Exercise prompt: Take the listing from its first line through the line that contains "55, 125, 125]" and please retype those lines exactly, leaving out the pictures.

Material:
* * * *

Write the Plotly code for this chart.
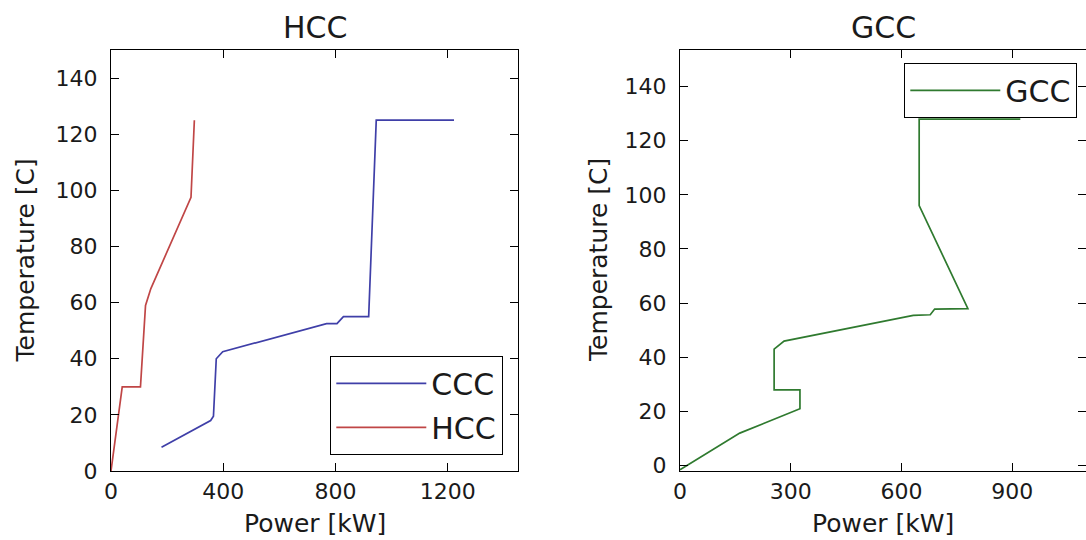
import plotly.graph_objects as go

# ---- data ----
ccc_power = [180, 355, 365, 375, 398, 700, 768, 805, 828, 918, 945, 1222]
ccc_temp = [8.5, 18, 19.5, 40, 42.5, 50.5, 52.5, 52.5, 55, 55, 125, 125]

hcc_power = [0, 25, 40, 105, 123, 142, 285, 297]
hcc_temp = [0, 19, 30, 30, 59, 65, 97.5, 125]

gcc_power = [0, 162, 325, 325, 255, 255, 282, 632, 678, 690, 780, 648, 648, 922]
gcc_temp = [-1.5, 12, 21, 28, 28, 43, 46, 55.5, 55.7, 57.8, 58, 96, 128, 128]

left_xticks = [0, 400, 800, 1200]
right_xticks = [0, 300, 600, 900]
yticks = [0, 20, 40, 60, 80, 100, 120, 140]

W, H = 1086, 540
FONT = "DejaVu Sans"
TXT = "#1a1a1a"

fig = go.Figure()
fig.add_trace(go.Scatter(x=ccc_power, y=ccc_temp, mode="lines", name="CCC",
                         line=dict(color="#3f3fa8", width=1.7),
                         xaxis="x", yaxis="y", legend="legend", legendgroup="a"))
fig.add_trace(go.Scatter(x=hcc_power, y=hcc_temp, mode="lines", name="HCC",
                         line=dict(color="#c04646", width=1.7),
                         xaxis="x", yaxis="y", legend="legend", legendgroup="b"))
fig.add_trace(go.Scatter(x=gcc_power, y=gcc_temp, mode="lines", name="GCC",
                         line=dict(color="#2f7a2f", width=1.7),
                         xaxis="x2", yaxis="y2", legend="legend2"))

def px_x(p):
    return p / W

def px_y(p):
    return 1 - p / H

axis_common = dict(showline=True, linecolor="black", linewidth=1.3, mirror="allticks",
                   ticks="inside", ticklen=8, tickcolor="black", showgrid=False,
                   zeroline=False, tickfont=dict(family=FONT, size=22, color=TXT),
                   automargin=False)

TOP, BOT = 50, 471

fig.update_layout(
    width=W, height=H,
    margin=dict(l=0, r=0, t=0, b=0),
    paper_bgcolor="white", plot_bgcolor="white",
    font=dict(family=FONT, color=TXT),
    xaxis=dict(domain=[px_x(111), px_x(518)], range=[0, 1450], tickvals=left_xticks,
               anchor="y", ticklabelstandoff=0, **axis_common),
    yaxis=dict(domain=[px_y(BOT), px_y(TOP)], range=[0, 150], tickvals=yticks,
               anchor="x", ticklabelstandoff=8, **axis_common),
    xaxis2=dict(domain=[px_x(680), 1.0], range=[0, 1100], tickvals=right_xticks,
                anchor="y2", ticklabelstandoff=0, **axis_common),
    yaxis2=dict(domain=[px_y(BOT), px_y(TOP)], range=[-2, 153.5], tickvals=yticks,
                anchor="x2", ticklabelstandoff=8, **axis_common),
    legend=dict(x=px_x(503), y=px_y(455), xanchor="right", yanchor="bottom",
                bordercolor="black", borderwidth=1.3, bgcolor="white",
                font=dict(family=FONT, size=30, color=TXT),
                tracegroupgap=2, itemwidth=90),
    legend2=dict(x=px_x(1077), y=px_y(63), xanchor="right", yanchor="top",
                 bordercolor="black", borderwidth=1.3, bgcolor="white",
                 font=dict(family=FONT, size=30, color=TXT), itemwidth=90),
    showlegend=True,
)

def ann(text, x, y, size, angle=0):
    fig.add_annotation(text=text, x=px_x(x), y=px_y(y), xref="paper", yref="paper",
                       xanchor="center", yanchor="middle", showarrow=False, textangle=angle,
                       font=dict(family=FONT, size=size, color=TXT))

ann("HCC", 314.5, 27, 30)
ann("GCC", 883, 27, 30)
ann("Power [kW]", 314.5, 523, 25)
ann("Power [kW]", 883, 523, 25)
ann("Temperature [C]", 25, 260.5, 25, -90)
ann("Temperature [C]", 598.5, 260.5, 25, -90)

fig.write_html("out.html")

* * * *

Correct answer:
Write the Plotly code for this chart.
import plotly.graph_objects as go

# ---- data ----
ccc_power = [180, 355, 365, 375, 398, 700, 768, 805, 828, 918, 945, 1222]
ccc_temp = [8.5, 18, 19.5, 40, 42.5, 50.5, 52.5, 52.5, 55, 55, 125, 125]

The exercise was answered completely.